EV policy shift could further slow Asian auto demand

The Asian nylon market is facing similarly weak conditions, as participants attempt to balance a gradual slowdown in auto demand growth against increasing nylon 66 production capacities.

Adding to existing headwinds is the gradual phasing out of China's purchase tax exemption for electric vehicles, which began Jan. 1. This could impact the number of new car sales and result in high auto inventory levels, a Chinese nylon buyer said.

"With the EV share in the Chinese auto market exceeding 50%, growth is now more about gaining market share from rivals and expanding into overseas markets," a trader said.

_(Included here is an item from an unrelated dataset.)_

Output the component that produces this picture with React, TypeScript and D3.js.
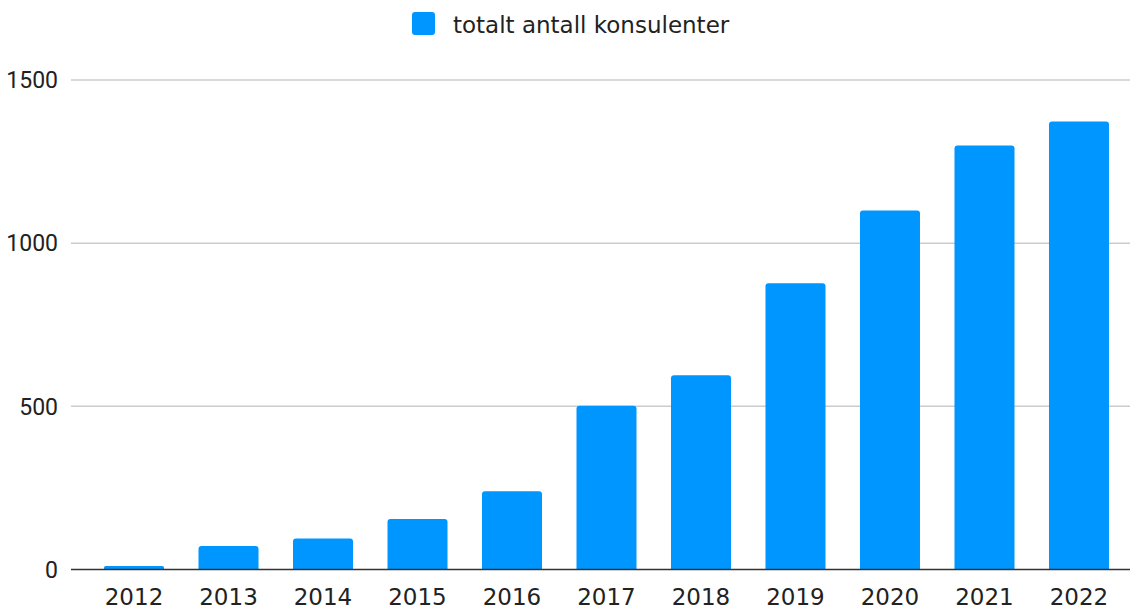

Amid weak conditions in the domestic market, China nylon 66 producers are increasingly exploring opportunities in overseas markets, but a significant headwind is that demand for polyamide 66 polymers is lagging capacity expansions, leading to reduced utilization and diminished margins.

This is driving uncertainty regarding new adipic acid capacities in the coming years, said Hong Shen, senior principal analyst for nylon intermediates at S&P Global Energy CERA. Many of those plants are part of a combined investment strategy for polyamide 66 polymer production, which also includes the production of HMDA or adiponitrile.

US nylon suppliers see poor demand persisting

Many US nylon market participants are pessimistic about the prospects for automotive sector recovery in H1 2026, citing persistent macroeconomic and trade policy uncertainties that could continue to dampen demand, despite growing nylon consumption per vehicle.

A nylon supplier said they were "not really optimistic" about the 2026 market, citing that interest rates are "still too high" and expressing concerns about consumer financing challenges constraining new vehicle purchases.

The proposed 0.5% interest rate adjustment is viewed by industry sources as insufficient to stimulate a meaningful recovery in auto loan demand, suggesting that current market conditions may persist well into 2026.

A distributor predicted that 2026 would bring "challenging times," citing the impact yet to be seen in the market from tariff policies aimed at reducing automotive imports from China to the US and Mexico. The distributor added that further price decreases for nylon would do little to bolster buying demand.

Sources said price stability is expected to persist as customers will be reluctant to purchase at higher prices even when automotive demand recovers.

Market sources also shared a significant disconnect between automotive production signals and nylon pricing. Production lead times of 60-90 days are creating delays before any automotive recovery translates into stronger petrochemical pricing.